'''
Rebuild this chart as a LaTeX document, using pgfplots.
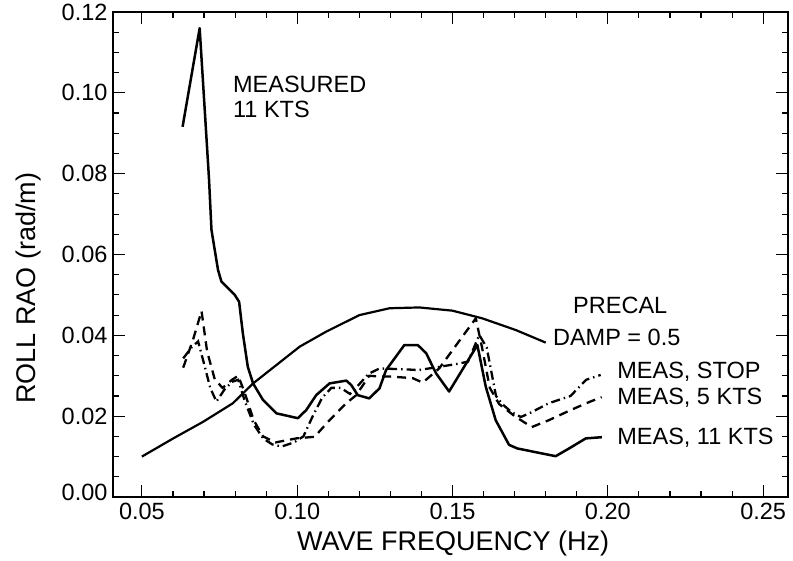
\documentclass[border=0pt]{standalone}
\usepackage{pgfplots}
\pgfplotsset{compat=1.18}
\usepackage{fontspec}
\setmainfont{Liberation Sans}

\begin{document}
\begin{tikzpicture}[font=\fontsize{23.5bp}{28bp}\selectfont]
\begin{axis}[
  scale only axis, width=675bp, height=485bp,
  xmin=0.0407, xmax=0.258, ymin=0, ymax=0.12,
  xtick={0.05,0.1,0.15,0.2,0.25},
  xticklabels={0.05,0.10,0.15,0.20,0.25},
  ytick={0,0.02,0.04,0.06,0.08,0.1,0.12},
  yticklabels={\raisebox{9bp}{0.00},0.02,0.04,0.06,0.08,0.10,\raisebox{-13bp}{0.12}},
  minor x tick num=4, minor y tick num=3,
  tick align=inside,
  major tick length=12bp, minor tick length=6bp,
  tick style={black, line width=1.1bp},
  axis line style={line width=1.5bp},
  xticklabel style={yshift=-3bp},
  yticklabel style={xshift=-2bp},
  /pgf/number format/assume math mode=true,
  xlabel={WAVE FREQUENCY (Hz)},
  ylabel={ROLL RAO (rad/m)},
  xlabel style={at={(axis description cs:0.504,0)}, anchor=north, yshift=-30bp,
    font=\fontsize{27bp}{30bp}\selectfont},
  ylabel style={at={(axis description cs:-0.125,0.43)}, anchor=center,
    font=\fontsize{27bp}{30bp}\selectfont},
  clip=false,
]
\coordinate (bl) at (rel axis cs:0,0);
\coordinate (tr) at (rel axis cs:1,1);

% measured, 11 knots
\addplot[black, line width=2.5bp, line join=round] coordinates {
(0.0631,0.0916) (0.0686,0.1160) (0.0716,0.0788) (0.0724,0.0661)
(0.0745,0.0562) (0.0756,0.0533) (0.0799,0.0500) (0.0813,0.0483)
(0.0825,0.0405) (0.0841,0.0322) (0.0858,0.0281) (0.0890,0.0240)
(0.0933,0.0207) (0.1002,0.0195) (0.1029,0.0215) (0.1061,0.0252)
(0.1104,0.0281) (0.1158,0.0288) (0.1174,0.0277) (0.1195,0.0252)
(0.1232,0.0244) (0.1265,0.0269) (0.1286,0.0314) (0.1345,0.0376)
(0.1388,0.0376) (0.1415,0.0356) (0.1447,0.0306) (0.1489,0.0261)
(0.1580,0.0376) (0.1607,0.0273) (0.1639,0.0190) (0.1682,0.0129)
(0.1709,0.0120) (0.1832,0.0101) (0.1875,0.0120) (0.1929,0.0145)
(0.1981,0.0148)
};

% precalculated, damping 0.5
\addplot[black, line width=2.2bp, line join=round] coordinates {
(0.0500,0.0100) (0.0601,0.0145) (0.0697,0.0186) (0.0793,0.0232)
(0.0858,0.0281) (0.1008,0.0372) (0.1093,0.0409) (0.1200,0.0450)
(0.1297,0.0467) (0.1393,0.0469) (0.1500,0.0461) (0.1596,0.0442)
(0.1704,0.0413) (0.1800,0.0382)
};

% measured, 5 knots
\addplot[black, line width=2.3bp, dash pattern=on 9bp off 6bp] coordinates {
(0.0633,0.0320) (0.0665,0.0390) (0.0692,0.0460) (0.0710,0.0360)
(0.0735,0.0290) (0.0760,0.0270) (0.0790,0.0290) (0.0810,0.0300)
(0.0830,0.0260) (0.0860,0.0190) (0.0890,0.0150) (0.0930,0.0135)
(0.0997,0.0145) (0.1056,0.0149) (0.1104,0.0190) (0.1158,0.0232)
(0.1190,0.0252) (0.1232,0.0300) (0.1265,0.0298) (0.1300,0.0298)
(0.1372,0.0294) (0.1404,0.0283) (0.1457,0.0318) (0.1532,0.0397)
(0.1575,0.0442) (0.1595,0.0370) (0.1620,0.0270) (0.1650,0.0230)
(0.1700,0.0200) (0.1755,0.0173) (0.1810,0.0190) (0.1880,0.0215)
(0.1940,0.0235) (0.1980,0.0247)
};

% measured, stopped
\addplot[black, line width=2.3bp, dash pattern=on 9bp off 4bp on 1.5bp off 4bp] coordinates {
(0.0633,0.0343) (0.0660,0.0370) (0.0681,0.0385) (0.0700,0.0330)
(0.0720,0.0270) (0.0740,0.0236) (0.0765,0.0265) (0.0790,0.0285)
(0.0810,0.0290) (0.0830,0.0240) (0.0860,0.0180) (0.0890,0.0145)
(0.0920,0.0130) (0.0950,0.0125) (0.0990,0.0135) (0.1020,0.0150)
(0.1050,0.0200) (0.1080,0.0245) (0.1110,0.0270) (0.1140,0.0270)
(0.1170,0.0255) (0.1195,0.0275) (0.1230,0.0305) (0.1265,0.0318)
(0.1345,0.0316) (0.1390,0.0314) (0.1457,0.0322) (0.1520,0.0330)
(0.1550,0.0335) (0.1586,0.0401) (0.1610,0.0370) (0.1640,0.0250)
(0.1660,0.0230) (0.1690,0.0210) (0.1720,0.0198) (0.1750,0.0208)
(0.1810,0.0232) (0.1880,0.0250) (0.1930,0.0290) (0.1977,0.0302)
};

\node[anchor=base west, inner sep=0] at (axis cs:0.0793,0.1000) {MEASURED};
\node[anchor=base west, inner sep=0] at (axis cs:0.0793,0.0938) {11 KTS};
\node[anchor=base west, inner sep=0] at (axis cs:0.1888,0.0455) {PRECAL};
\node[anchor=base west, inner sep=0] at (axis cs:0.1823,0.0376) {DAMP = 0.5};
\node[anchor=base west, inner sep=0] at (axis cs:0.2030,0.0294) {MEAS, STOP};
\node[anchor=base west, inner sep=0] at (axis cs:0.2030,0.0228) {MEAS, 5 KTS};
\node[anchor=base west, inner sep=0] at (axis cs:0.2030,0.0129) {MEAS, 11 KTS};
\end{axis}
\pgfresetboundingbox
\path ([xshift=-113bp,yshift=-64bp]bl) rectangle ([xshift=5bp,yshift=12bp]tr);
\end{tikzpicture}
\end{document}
'''
### To be done
Restate the full listing verbatim and drop every picture.

### Exercise result
Rebuild this chart as a LaTeX document, using pgfplots.
\documentclass[border=0pt]{standalone}
\usepackage{pgfplots}
\pgfplotsset{compat=1.18}
\usepackage{fontspec}
\setmainfont{Liberation Sans}

\begin{document}
\begin{tikzpicture}[font=\fontsize{23.5bp}{28bp}\selectfont]
\begin{axis}[
  scale only axis, width=675bp, height=485bp,
  xmin=0.0407, xmax=0.258, ymin=0, ymax=0.12,
  xtick={0.05,0.1,0.15,0.2,0.25},
  xticklabels={0.05,0.10,0.15,0.20,0.25},
  ytick={0,0.02,0.04,0.06,0.08,0.1,0.12},
  yticklabels={\raisebox{9bp}{0.00},0.02,0.04,0.06,0.08,0.10,\raisebox{-13bp}{0.12}},
  minor x tick num=4, minor y tick num=3,
  tick align=inside,
  major tick length=12bp, minor tick length=6bp,
  tick style={black, line width=1.1bp},
  axis line style={line width=1.5bp},
  xticklabel style={yshift=-3bp},
  yticklabel style={xshift=-2bp},
  /pgf/number format/assume math mode=true,
  xlabel={WAVE FREQUENCY (Hz)},
  ylabel={ROLL RAO (rad/m)},
  xlabel style={at={(axis description cs:0.504,0)}, anchor=north, yshift=-30bp,
    font=\fontsize{27bp}{30bp}\selectfont},
  ylabel style={at={(axis description cs:-0.125,0.43)}, anchor=center,
    font=\fontsize{27bp}{30bp}\selectfont},
  clip=false,
]
\coordinate (bl) at (rel axis cs:0,0);
\coordinate (tr) at (rel axis cs:1,1);

% measured, 11 knots
\addplot[black, line width=2.5bp, line join=round] coordinates {
(0.0631,0.0916) (0.0686,0.1160) (0.0716,0.0788) (0.0724,0.0661)
(0.0745,0.0562) (0.0756,0.0533) (0.0799,0.0500) (0.0813,0.0483)
(0.0825,0.0405) (0.0841,0.0322) (0.0858,0.0281) (0.0890,0.0240)
(0.0933,0.0207) (0.1002,0.0195) (0.1029,0.0215) (0.1061,0.0252)
(0.1104,0.0281) (0.1158,0.0288) (0.1174,0.0277) (0.1195,0.0252)
(0.1232,0.0244) (0.1265,0.0269) (0.1286,0.0314) (0.1345,0.0376)
(0.1388,0.0376) (0.1415,0.0356) (0.1447,0.0306) (0.1489,0.0261)
(0.1580,0.0376) (0.1607,0.0273) (0.1639,0.0190) (0.1682,0.0129)
(0.1709,0.0120) (0.1832,0.0101) (0.1875,0.0120) (0.1929,0.0145)
(0.1981,0.0148)
};

% precalculated, damping 0.5
\addplot[black, line width=2.2bp, line join=round] coordinates {
(0.0500,0.0100) (0.0601,0.0145) (0.0697,0.0186) (0.0793,0.0232)
(0.0858,0.0281) (0.1008,0.0372) (0.1093,0.0409) (0.1200,0.0450)
(0.1297,0.0467) (0.1393,0.0469) (0.1500,0.0461) (0.1596,0.0442)
(0.1704,0.0413) (0.1800,0.0382)
};

% measured, 5 knots
\addplot[black, line width=2.3bp, dash pattern=on 9bp off 6bp] coordinates {
(0.0633,0.0320) (0.0665,0.0390) (0.0692,0.0460) (0.0710,0.0360)
(0.0735,0.0290) (0.0760,0.0270) (0.0790,0.0290) (0.0810,0.0300)
(0.0830,0.0260) (0.0860,0.0190) (0.0890,0.0150) (0.0930,0.0135)
(0.0997,0.0145) (0.1056,0.0149) (0.1104,0.0190) (0.1158,0.0232)
(0.1190,0.0252) (0.1232,0.0300) (0.1265,0.0298) (0.1300,0.0298)
(0.1372,0.0294) (0.1404,0.0283) (0.1457,0.0318) (0.1532,0.0397)
(0.1575,0.0442) (0.1595,0.0370) (0.1620,0.0270) (0.1650,0.0230)
(0.1700,0.0200) (0.1755,0.0173) (0.1810,0.0190) (0.1880,0.0215)
(0.1940,0.0235) (0.1980,0.0247)
};

% measured, stopped
\addplot[black, line width=2.3bp, dash pattern=on 9bp off 4bp on 1.5bp off 4bp] coordinates {
(0.0633,0.0343) (0.0660,0.0370) (0.0681,0.0385) (0.0700,0.0330)
(0.0720,0.0270) (0.0740,0.0236) (0.0765,0.0265) (0.0790,0.0285)
(0.0810,0.0290) (0.0830,0.0240) (0.0860,0.0180) (0.0890,0.0145)
(0.0920,0.0130) (0.0950,0.0125) (0.0990,0.0135) (0.1020,0.0150)
(0.1050,0.0200) (0.1080,0.0245) (0.1110,0.0270) (0.1140,0.0270)
(0.1170,0.0255) (0.1195,0.0275) (0.1230,0.0305) (0.1265,0.0318)
(0.1345,0.0316) (0.1390,0.0314) (0.1457,0.0322) (0.1520,0.0330)
(0.1550,0.0335) (0.1586,0.0401) (0.1610,0.0370) (0.1640,0.0250)
(0.1660,0.0230) (0.1690,0.0210) (0.1720,0.0198) (0.1750,0.0208)
(0.1810,0.0232) (0.1880,0.0250) (0.1930,0.0290) (0.1977,0.0302)
};

\node[anchor=base west, inner sep=0] at (axis cs:0.0793,0.1000) {MEASURED};
\node[anchor=base west, inner sep=0] at (axis cs:0.0793,0.0938) {11 KTS};
\node[anchor=base west, inner sep=0] at (axis cs:0.1888,0.0455) {PRECAL};
\node[anchor=base west, inner sep=0] at (axis cs:0.1823,0.0376) {DAMP = 0.5};
\node[anchor=base west, inner sep=0] at (axis cs:0.2030,0.0294) {MEAS, STOP};
\node[anchor=base west, inner sep=0] at (axis cs:0.2030,0.0228) {MEAS, 5 KTS};
\node[anchor=base west, inner sep=0] at (axis cs:0.2030,0.0129) {MEAS, 11 KTS};
\end{axis}
\pgfresetboundingbox
\path ([xshift=-113bp,yshift=-64bp]bl) rectangle ([xshift=5bp,yshift=12bp]tr);
\end{tikzpicture}
\end{document}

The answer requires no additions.